Oh, you knew about that? Well, don't brag about it. Jeez. Just read on. No, I'm not telling, I'm asking. It's the polite thing to do. It will be to your benefit, if you're like me and equate French with fries, toast, and kissing. Why? Because the paragraph below tells you what that first paragraph says. Sneaky, ain't I?
It's not quite Thursday, I know. I decided to post this week's Thursday Movie Picks a day earlier because I'm posting something tomorrow that could not have been posted on any other day. Well, maybe it could, but it just wouldn't feel right. That's all I'll say about that. As for today, we'll dive right into another great topic supplied by Wanderer at Wandering Through the Shelves. This time, it's French movies.
Normally I go hidden gems with these picks. This time I'm going to keep it simple and give you what are probably my three faves. As has become the norm over the last few weeks, I'll give them to you chronologically. Here they are.

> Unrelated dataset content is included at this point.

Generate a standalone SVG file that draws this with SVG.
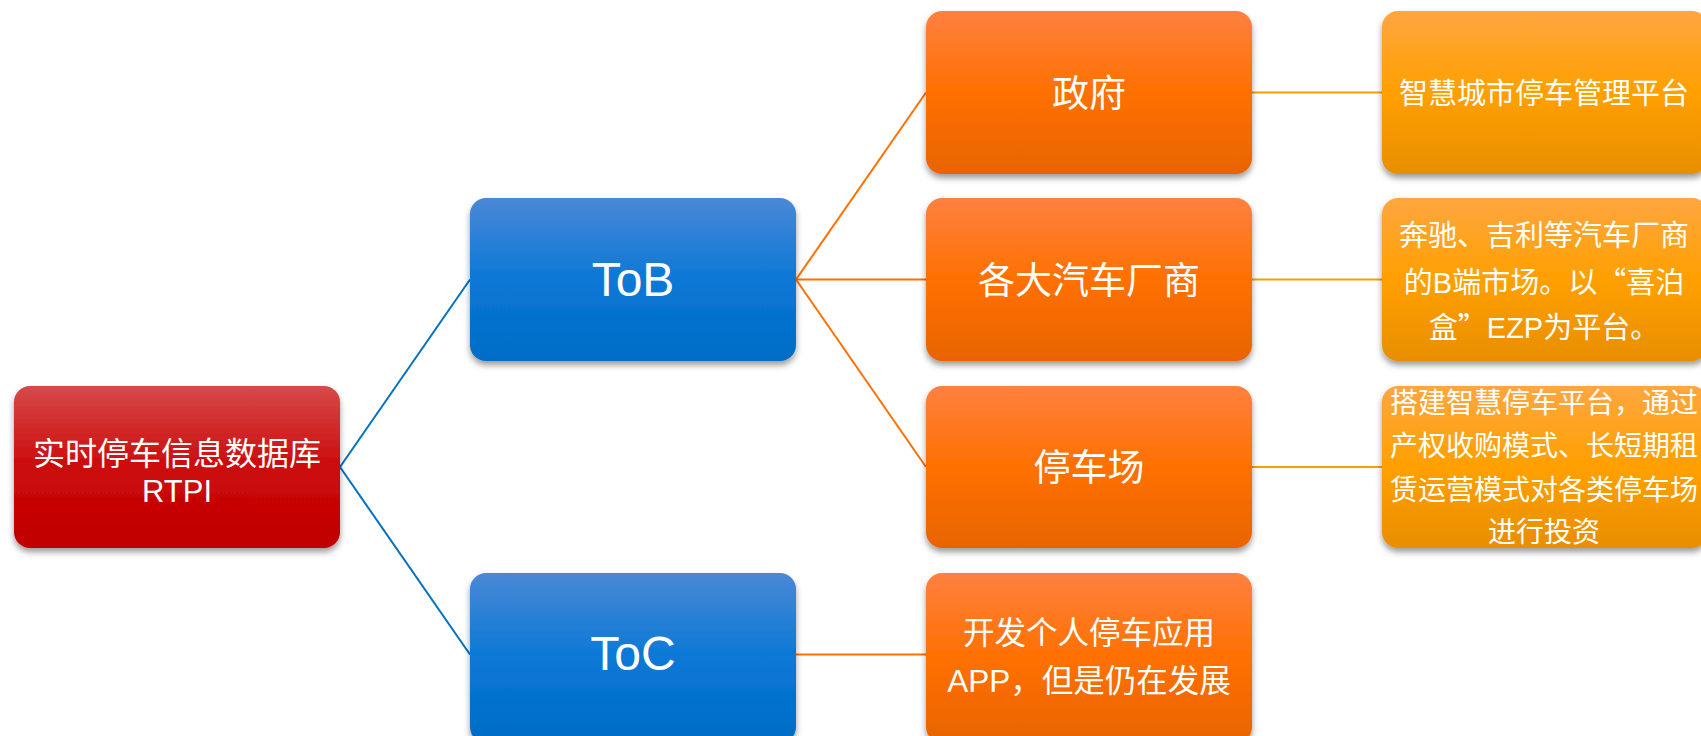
<svg xmlns="http://www.w3.org/2000/svg" width="1701" height="736" viewBox="0 0 1701 736">
  <defs>
    <linearGradient id="gRed" x1="0" y1="0" x2="0" y2="1">
      <stop offset="0" stop-color="#d64a4a"/>
      <stop offset="0.5" stop-color="#cc0a0a"/>
      <stop offset="1" stop-color="#c00000"/>
    </linearGradient>
    <linearGradient id="gBlue" x1="0" y1="0" x2="0" y2="1">
      <stop offset="0" stop-color="#4a88d6"/>
      <stop offset="0.5" stop-color="#0a78d6"/>
      <stop offset="1" stop-color="#006cc6"/>
    </linearGradient>
    <linearGradient id="gOrange" x1="0" y1="0" x2="0" y2="1">
      <stop offset="0" stop-color="#ff8040"/>
      <stop offset="0.5" stop-color="#ff7000"/>
      <stop offset="1" stop-color="#e86400"/>
    </linearGradient>
    <linearGradient id="gAmber" x1="0" y1="0" x2="0" y2="1">
      <stop offset="0" stop-color="#ffa640"/>
      <stop offset="0.5" stop-color="#ffa000"/>
      <stop offset="1" stop-color="#e88e00"/>
    </linearGradient>
    <filter id="shadow" x="-10%" y="-10%" width="120%" height="130%">
      <feDropShadow dx="0" dy="4" stdDeviation="3" flood-color="#000" flood-opacity="0.4"/>
    </filter>
  </defs>
  <style>
    .box { filter: url(#shadow); }
    .red { fill: url(#gRed); }
    .blue { fill: url(#gBlue); }
    .orange { fill: url(#gOrange); }
    .amber { fill: url(#gAmber); }
    text { fill: #ffffff; text-anchor: middle; font-family: "Noto Sans CJK SC", "Liberation Sans", sans-serif; }
    .lat { font-family: "Liberation Sans", "Noto Sans CJK SC", sans-serif; }
    .edge { fill: none; stroke-width: 2; }
    .eb { stroke: #0070c0; }
    .eo { stroke: #ff7000; }
    .ea { stroke: #f5a000; }
  </style>

  <rect width="1701" height="736" fill="#ffffff"/>

  <g id="connectors">
    <line class="edge eb" x1="340" y1="467" x2="470" y2="279.5"/>
    <line class="edge eb" x1="340" y1="467" x2="470" y2="654.5"/>
    <line class="edge eo" x1="796" y1="279.5" x2="926" y2="92.5"/>
    <line class="edge eo" x1="796" y1="279.5" x2="926" y2="279.5"/>
    <line class="edge eo" x1="796" y1="279.5" x2="926" y2="467"/>
    <line class="edge eo" x1="796" y1="654.5" x2="926" y2="654.5"/>
    <line class="edge ea" x1="1252" y1="92.5" x2="1382" y2="92.5"/>
    <line class="edge ea" x1="1252" y1="279.5" x2="1382" y2="279.5"/>
    <line class="edge ea" x1="1252" y1="467" x2="1382" y2="467"/>
  </g>

  <g id="root">
    <rect class="box red" x="14" y="386" width="326" height="162" rx="16"/>
    <text x="177" y="465" font-size="32">实时停车信息数据库</text>
    <text class="lat" x="177" y="502" font-size="31">RTPI</text>
  </g>

  <g id="tob">
    <rect class="box blue" x="470" y="198" width="326" height="163" rx="16"/>
    <text class="lat" x="633" y="296" font-size="48">ToB</text>
  </g>

  <g id="toc">
    <rect class="box blue" x="470" y="573" width="326" height="170" rx="16"/>
    <text class="lat" x="633" y="670" font-size="48">ToC</text>
  </g>

  <g id="gov">
    <rect class="box orange" x="926" y="11" width="326" height="163" rx="16"/>
    <text x="1089" y="107" font-size="37">政府</text>
  </g>

  <g id="carmakers">
    <rect class="box orange" x="926" y="198" width="326" height="163" rx="16"/>
    <text x="1089" y="294" font-size="37">各大汽车厂商</text>
  </g>

  <g id="parking">
    <rect class="box orange" x="926" y="386" width="326" height="162" rx="16"/>
    <text x="1089" y="481" font-size="37">停车场</text>
  </g>

  <g id="app">
    <rect class="box orange" x="926" y="573" width="326" height="170" rx="16"/>
    <text x="1089" y="644" font-size="31.5">开发个人停车应用</text>
    <text x="1089" y="692" font-size="31.5"><tspan class="lat">APP</tspan>，但是仍在发展</text>
  </g>

  <g id="smartcity">
    <rect class="box amber" x="1382" y="11" width="326" height="163" rx="16"/>
    <text x="1544" y="104" font-size="29">智慧城市停车管理平台</text>
  </g>

  <g id="ezp">
    <rect class="box amber" x="1382" y="198" width="326" height="163" rx="16"/>
    <text x="1544" y="246" font-size="29">奔驰、吉利等汽车厂商</text>
    <text x="1544" y="293" font-size="29">的<tspan class="lat">B</tspan>端市场。以“喜泊</text>
    <text x="1544" y="338" font-size="29">盒”<tspan class="lat">EZP</tspan>为平台。</text>
  </g>

  <g id="invest">
    <rect class="box amber" x="1382" y="386" width="326" height="162" rx="16"/>
    <text x="1544" y="413" font-size="28">搭建智慧停车平台，通过</text>
    <text x="1544" y="456" font-size="28">产权收购模式、长短期租</text>
    <text x="1544" y="500" font-size="28">赁运营模式对各类停车场</text>
    <text x="1544" y="542" font-size="28">进行投资</text>
  </g>
</svg>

Or should I say, ils sont ici?
Les Quatre Cents Coup
[The 400 Blows]
(1959)I'm not the biggest fan of the French New Wave. However, I am a huge fan of this movie which helped kick it off. It is the directorial debut of Francois Truffaut and is largely autobiographical. We follow a tweenage boy named Antoine roam the streets while his parents mostly can't be bothered with him. After a little more than an hour and a half, the movie doesn't end so much as it stops. Where it does, we're left to entertain endless possibilities for the future of our young protagonist. As far as I'm concerned, this is French New Wave's most undeniable, and most haunting masterpiece.
De rouille et d'os
[Rust and Bone]
(2008)Fast forwarding almost fifty years brings us to my next selection. This one follows a couple through the ups and downs of a relationship they're not even sure they are in. To complicate matters, our heroine Stephanie has just both legs due to an accident involving a killer whale. The movie is fueled by Marion Cotillard's dynamite performance of a complex character.
La vie d'Adèle
[Blue is the Warmest Color]
(2013)Finally, we have one of last year's best movies. It's a sprawling love story that feels genuine every step of the way. More than that, it's just a daring piece of film making, one that pushes the envelope both visually and emotionally. There's really not much more that hasn't already been said. I'll just add a simple command: watch it now.